Exercise description: Wherever the string "this" appears, copy the whole line.

Records for the task:

- - -

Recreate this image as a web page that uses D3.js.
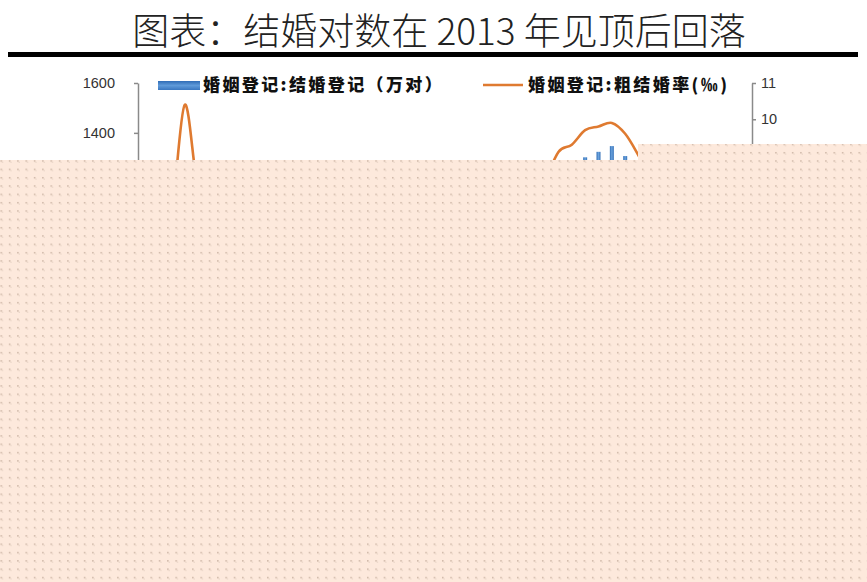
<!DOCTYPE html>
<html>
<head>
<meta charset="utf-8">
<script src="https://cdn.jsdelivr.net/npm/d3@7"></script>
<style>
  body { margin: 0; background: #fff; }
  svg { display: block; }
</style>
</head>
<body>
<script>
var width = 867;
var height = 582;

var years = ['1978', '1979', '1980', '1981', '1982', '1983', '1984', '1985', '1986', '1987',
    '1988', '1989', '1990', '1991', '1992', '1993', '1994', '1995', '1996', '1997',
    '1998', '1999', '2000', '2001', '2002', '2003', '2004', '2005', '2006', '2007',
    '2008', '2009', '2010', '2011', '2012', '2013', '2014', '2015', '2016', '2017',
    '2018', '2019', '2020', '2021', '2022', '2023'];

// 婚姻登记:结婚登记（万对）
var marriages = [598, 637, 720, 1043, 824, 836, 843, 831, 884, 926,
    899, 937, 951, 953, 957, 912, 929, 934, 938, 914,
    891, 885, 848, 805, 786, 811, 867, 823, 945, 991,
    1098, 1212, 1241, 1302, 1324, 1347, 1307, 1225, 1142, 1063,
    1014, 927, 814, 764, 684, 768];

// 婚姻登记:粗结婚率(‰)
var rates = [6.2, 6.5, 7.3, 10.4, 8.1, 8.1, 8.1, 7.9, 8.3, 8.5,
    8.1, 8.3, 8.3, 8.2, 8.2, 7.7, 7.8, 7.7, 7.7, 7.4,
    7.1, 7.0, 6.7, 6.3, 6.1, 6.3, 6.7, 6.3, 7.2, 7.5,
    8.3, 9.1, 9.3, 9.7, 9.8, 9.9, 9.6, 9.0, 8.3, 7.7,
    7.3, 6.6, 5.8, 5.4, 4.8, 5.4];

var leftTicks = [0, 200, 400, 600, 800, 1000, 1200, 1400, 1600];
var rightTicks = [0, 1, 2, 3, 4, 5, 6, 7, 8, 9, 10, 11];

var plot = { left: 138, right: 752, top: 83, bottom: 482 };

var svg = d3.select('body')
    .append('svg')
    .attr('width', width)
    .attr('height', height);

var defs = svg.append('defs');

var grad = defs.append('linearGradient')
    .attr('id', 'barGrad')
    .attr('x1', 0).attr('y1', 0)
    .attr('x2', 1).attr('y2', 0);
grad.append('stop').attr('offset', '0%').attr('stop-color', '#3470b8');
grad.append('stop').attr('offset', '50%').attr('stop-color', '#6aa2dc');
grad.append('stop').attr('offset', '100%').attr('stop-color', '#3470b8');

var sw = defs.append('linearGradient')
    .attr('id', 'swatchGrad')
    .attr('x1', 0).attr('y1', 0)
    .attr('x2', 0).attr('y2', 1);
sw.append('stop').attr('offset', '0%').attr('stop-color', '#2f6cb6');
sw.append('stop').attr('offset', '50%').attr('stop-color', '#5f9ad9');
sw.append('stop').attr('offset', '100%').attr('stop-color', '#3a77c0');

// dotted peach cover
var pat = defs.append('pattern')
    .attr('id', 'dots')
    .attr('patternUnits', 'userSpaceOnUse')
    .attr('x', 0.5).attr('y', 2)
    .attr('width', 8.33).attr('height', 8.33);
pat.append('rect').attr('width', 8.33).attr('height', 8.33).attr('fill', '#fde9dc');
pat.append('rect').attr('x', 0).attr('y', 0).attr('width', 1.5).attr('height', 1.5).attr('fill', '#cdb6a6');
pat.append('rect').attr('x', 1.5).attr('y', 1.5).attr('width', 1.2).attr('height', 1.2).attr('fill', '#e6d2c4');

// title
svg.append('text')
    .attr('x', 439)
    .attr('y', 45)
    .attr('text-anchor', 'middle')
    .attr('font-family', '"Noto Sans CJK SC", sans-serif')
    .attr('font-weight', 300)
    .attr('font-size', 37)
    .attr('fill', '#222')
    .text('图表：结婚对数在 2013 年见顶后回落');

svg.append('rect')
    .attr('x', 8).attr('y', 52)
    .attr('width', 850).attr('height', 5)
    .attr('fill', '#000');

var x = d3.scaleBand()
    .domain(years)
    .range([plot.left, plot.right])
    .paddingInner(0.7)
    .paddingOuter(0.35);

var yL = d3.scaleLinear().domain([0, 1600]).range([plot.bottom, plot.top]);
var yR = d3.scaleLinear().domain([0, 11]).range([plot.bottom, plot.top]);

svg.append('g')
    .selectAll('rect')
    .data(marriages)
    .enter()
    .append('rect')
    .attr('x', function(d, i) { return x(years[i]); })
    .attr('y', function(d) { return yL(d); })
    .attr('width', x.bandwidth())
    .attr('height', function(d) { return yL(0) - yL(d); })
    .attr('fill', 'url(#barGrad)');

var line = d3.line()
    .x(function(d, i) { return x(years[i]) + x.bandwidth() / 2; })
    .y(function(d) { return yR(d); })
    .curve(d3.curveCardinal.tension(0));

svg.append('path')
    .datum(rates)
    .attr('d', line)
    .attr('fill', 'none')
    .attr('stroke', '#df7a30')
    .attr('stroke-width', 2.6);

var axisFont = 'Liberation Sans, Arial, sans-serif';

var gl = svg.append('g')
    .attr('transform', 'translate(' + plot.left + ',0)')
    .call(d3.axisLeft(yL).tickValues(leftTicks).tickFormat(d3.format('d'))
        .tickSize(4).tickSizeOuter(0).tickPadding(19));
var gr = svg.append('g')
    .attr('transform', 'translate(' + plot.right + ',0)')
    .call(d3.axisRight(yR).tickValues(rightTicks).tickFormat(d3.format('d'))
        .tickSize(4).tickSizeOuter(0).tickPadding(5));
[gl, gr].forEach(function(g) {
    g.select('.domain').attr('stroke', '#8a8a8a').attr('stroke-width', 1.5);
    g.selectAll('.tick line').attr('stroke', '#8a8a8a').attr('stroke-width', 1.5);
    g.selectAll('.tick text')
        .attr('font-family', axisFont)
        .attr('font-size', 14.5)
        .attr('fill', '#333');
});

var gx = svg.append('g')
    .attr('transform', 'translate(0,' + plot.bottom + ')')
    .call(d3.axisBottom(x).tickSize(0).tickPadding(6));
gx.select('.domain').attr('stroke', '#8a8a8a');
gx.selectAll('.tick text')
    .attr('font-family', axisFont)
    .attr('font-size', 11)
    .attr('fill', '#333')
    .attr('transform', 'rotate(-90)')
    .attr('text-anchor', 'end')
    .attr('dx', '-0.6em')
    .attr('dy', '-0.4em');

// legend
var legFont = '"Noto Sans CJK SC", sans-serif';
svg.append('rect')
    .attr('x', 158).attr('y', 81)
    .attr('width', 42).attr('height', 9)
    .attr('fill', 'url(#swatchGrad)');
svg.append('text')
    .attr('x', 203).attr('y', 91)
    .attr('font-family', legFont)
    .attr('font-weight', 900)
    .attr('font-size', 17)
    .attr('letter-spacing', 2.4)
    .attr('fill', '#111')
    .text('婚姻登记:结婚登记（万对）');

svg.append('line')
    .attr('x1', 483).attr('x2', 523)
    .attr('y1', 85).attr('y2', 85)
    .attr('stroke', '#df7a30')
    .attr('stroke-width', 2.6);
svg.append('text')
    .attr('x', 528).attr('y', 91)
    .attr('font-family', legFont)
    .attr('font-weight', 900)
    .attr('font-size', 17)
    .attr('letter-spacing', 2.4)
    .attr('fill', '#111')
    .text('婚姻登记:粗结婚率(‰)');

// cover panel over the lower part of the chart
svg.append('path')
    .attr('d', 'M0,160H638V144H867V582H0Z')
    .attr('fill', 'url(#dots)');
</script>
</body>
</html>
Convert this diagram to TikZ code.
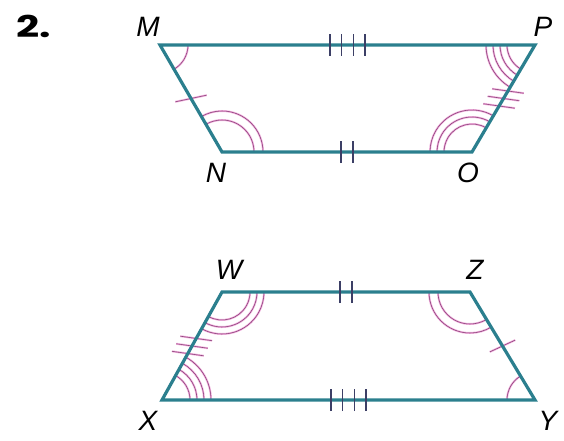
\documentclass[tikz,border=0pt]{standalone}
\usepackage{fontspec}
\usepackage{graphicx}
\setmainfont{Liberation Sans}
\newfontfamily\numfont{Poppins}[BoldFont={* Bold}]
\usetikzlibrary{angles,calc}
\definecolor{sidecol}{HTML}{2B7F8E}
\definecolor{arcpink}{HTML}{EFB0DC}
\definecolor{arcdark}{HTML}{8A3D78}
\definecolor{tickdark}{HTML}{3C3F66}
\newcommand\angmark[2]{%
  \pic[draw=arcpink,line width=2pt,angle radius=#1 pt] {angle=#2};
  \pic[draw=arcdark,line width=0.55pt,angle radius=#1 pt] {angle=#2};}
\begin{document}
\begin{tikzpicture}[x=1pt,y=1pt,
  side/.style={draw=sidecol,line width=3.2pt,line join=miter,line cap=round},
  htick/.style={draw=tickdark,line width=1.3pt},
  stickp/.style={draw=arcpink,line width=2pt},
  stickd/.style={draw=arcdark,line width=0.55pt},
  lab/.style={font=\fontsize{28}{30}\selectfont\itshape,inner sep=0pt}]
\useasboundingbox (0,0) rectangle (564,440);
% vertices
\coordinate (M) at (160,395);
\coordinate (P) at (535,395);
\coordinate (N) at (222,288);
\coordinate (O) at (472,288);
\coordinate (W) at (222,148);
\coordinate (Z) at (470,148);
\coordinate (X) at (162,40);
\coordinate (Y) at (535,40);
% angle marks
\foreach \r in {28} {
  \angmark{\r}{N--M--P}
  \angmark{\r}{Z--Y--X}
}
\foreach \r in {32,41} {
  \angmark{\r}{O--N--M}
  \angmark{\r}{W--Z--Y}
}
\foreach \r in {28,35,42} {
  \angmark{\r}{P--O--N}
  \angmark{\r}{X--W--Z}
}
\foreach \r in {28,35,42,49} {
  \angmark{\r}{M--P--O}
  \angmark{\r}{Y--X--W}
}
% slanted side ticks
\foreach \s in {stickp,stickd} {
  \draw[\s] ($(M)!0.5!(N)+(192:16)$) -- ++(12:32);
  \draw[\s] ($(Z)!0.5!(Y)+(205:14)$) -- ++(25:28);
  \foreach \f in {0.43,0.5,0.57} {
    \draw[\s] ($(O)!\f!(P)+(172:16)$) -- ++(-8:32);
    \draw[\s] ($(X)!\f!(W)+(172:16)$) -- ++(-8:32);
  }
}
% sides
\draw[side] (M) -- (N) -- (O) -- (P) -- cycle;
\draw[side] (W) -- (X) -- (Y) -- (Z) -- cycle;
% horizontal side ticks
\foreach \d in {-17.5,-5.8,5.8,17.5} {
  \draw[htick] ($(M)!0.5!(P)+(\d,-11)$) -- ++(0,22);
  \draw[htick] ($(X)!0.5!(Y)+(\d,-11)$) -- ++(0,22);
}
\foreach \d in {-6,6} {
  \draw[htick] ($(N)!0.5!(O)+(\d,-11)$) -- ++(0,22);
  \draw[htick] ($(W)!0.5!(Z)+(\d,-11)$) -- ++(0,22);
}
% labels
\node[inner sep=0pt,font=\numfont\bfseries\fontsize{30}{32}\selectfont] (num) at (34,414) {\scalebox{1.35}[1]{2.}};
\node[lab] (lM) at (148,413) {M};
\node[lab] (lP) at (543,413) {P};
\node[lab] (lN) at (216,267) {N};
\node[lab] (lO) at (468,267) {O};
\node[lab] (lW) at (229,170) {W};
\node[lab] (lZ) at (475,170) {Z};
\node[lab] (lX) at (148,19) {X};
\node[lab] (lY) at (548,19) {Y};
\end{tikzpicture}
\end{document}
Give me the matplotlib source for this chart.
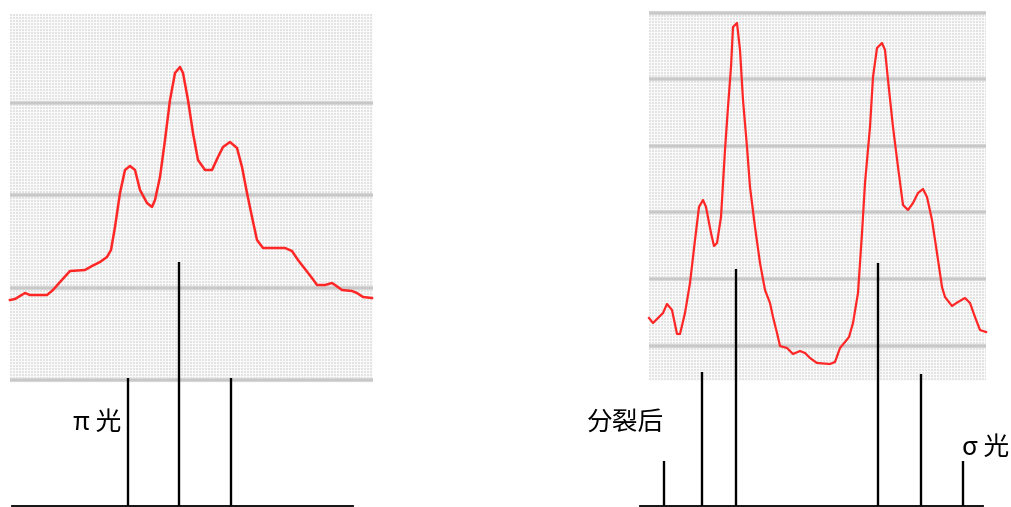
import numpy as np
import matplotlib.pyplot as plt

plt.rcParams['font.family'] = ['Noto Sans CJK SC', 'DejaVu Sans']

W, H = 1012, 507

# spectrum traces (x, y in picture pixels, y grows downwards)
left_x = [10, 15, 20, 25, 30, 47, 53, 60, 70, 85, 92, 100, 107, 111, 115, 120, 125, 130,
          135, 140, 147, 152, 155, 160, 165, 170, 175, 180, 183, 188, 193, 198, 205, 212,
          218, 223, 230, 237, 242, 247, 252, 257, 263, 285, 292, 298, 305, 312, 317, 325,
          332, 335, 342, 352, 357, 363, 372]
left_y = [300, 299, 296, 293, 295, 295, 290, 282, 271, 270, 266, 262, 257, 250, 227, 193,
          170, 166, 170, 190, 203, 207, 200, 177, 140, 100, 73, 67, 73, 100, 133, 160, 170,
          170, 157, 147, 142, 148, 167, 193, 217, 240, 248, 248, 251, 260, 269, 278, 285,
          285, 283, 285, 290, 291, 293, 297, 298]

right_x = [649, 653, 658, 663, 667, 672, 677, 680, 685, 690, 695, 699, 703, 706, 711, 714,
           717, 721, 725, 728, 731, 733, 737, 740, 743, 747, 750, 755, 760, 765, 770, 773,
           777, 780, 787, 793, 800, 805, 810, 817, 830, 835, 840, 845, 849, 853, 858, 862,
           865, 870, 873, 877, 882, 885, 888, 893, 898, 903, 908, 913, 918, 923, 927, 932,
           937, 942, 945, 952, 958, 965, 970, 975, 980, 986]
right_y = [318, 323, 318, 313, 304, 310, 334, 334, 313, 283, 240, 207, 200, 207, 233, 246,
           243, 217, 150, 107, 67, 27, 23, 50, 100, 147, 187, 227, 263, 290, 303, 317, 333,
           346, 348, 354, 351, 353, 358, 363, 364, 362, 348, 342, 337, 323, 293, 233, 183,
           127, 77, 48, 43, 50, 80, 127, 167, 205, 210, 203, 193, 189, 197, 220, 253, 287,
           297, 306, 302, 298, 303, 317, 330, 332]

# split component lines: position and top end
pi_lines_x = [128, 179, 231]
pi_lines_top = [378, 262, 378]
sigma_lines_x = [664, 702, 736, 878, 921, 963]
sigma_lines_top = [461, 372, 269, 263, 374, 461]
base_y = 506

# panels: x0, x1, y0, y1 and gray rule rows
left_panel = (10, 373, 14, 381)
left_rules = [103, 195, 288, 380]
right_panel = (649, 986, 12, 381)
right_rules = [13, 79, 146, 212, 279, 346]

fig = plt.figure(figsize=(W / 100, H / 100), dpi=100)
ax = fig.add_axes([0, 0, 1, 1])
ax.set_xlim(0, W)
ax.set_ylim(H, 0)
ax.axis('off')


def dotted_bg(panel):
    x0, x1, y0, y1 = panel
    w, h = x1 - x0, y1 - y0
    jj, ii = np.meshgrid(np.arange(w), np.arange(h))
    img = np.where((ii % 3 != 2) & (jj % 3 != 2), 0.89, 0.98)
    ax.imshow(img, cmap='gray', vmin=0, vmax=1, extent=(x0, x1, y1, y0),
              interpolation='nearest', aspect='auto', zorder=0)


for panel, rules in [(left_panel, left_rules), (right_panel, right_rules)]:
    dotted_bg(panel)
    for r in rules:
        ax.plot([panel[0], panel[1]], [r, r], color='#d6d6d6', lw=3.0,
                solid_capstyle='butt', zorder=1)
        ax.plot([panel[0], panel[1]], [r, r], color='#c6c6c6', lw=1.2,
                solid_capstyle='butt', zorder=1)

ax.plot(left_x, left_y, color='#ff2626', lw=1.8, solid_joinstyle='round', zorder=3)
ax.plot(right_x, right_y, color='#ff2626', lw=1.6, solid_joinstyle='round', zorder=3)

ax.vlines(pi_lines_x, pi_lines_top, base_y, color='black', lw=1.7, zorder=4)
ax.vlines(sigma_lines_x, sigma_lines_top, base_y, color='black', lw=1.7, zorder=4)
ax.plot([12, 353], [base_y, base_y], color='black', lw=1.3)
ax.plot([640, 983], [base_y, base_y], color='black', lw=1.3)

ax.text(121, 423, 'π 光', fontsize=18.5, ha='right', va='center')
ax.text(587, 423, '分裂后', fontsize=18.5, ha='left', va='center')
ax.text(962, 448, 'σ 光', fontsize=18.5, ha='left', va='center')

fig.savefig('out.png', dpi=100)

- - -

Task answer:
Recreate this image as a web page that uses D3.js.
Convert this diagram to TikZ code.
Give me the matplotlib source for this chart.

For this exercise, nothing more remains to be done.